No ensaio de 1951 “Construir, habitar, pensar”, Heidegger afirma: “Ser homem quer dizer: existir sobre a terra como mortal, isto é: habitar”. O homem habita a mortalidade, pois, nas palavras do filósofo, “Só o homem morre, morre continuamente, ao longo de todo o tempo em que mora na terra”. Num dos poemas grandes deste livro, “O retrato”, dedicado ao “menino que caiu da moldura do retrato”, tornando-se uma lembrança numa “sepultura do passado”, aprendemos que o nome do menino é, em rigor, “temporalidade”, o mesmo é dizer, “doença”: “O seu nome é agora menos um nome que uma doença rara / que te desfigurou a cara, uma doença sem nome e sem cura; / cabereis os dois na mesma sepultura?”. O sentimento agudo da impresença do mundo, muito reconhecível em Pina, é reforçado neste poema pelo sentimento da dissolução da memória, essa floresta insone em que o sujeito se perde nas suas múltiplas reencarnações: “De todos os meus sonhos o mais insone é este, / o de alguém perguntando por um estranho / algures, onde o Lexotan se tornou literatura. / Caberemos todos na mesma sepultura?”.

Não surpreende que outro dos memoráveis poemas deste livro se intitule “As coisas”, um título que tanto deve a Heidegger como ao Jorge Luis Borges poeta, autor de um outro famoso poema com esse título.
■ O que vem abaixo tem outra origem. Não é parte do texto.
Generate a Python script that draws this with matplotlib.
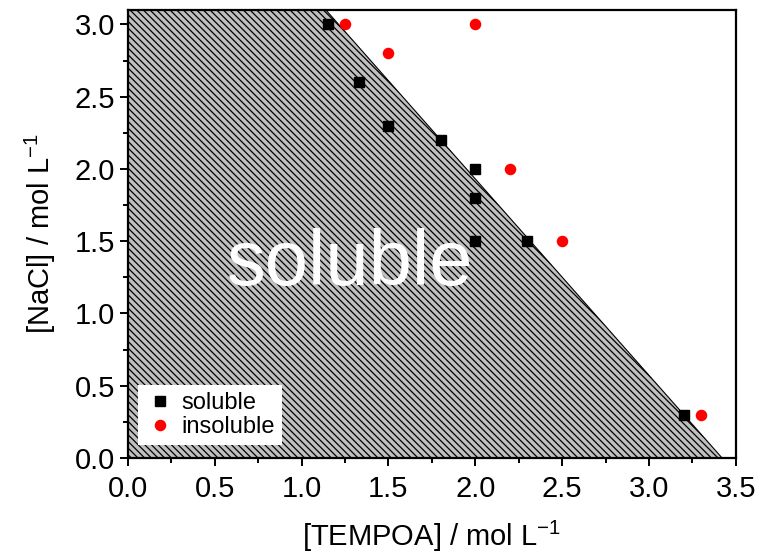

O poema de Borges, porém, termina com dois versos que tomam “o partido das coisas”, já que elas durarão para lá da nossa morte, sem saberem nunca que nos fomos. Em Pina, a coisa é inscrição de uma perda - “Há em todas as coisas uma mais-que-coisa / fitando-nos como se dissesse: ''Sou eu'', / algo que já lá não está ou se perdeu / antes da coisa, e essa perda é que é a coisa” -, numa quase simetria da coisa que é a nossa ausência, quando o mundo enfim nos acolhe: “Em certas tardes altas, absolutas, / quando o mundo por fim nos recebe / como se também nós fôssemos mundo, / a nossa própria ausência é uma coisa”. Coisas e casas colocam pois o mesmo problema: o problema da habitação. Como se diz em “Talvez de noite”, trata-se de “uma casa dentro de uma casa, / uma coisa viva e palpável como a morada de um cego”. Uma imagem dentro de uma imagem, uma ilusão dentro de uma outra. E, no fim, o triunfo de um ponto de vista: o da cegueira. Essa com que habitamos a casa que supostamente nos protegeria do triunfo inevitável das coisas.